Howard's writing makes me yearn for a day when people are uncucked and fantasy can be exuberant again. I've even made three or four of my own pulp fantasy characters, I'm just searching for the right story to tell with them.
I've got a host of them and I can't put them in normie ttrpg games as NPCs because I've met too many stealth-SJW types who whine about these kinds of characters.
 
I've got a host of them and I can't put them in normie ttrpg games as NPCs because I've met too many stealth-SJW types who whine about these kinds of characters.
If you find a game of Barbarians of Lemuria, you can almost certainly be assured it's being run by chuddies. I had my own until a player made a deal with dark forces and got the party wiped.
 
Howard's writing makes me yearn for a day when people are uncucked and fantasy can be exuberant again. I've even made three or four of my own pulp fantasy characters, I'm just searching for the right story to tell with them.

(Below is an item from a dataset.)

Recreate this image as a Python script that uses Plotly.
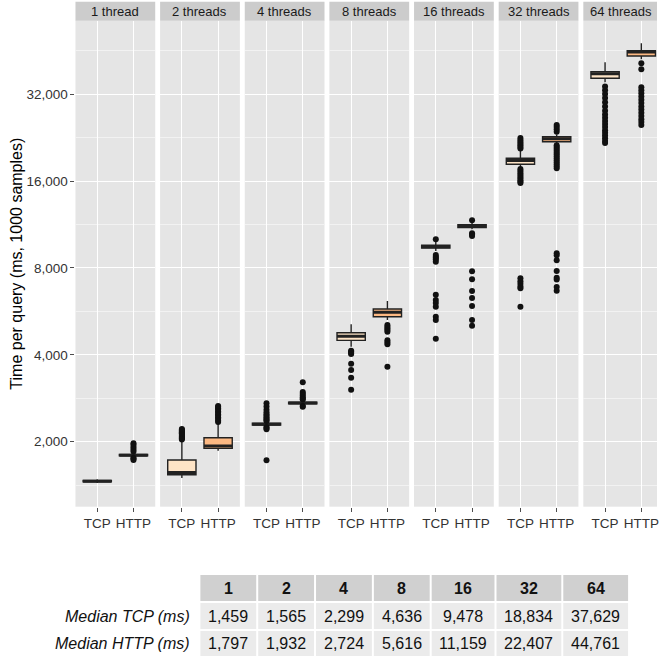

might be creepy,lecherous even but i think a protagonist should be a megalomaniac tyrant redeemed by his love interest who is an ideal hero (like optimus prime)
 
EDIT: I feel El Borak doesn't get as much love as REH's other characters. Theres just something inherently cool about a Texas gunslinger in Arab lands. Also I really need to read his boxing stories.
Conan and Solomon Kane (rightfully) get all the praise, but a Texas gunslinger mixing it up with Afghan hill tribes, Russian and British spies, Ottoman soldiers, Tibetan cults, and Persian secret societies in turn of the century central Asia is such a cool and underutilized setting.
 
Conan and Solomon Kane (rightfully) get all the praise, but a Texas gunslinger mixing it up with Afghan hill tribes, Russian and British spies, Ottoman soldiers, Tibetan cults, and Persian secret societies in turn of the century central Asia is such a cool and underutilized setting.
Sounds similar to the novel "The Man Who Would Be King" - but just switch the British protagonists with an American cowboy, who could be used as an allegory for America itself.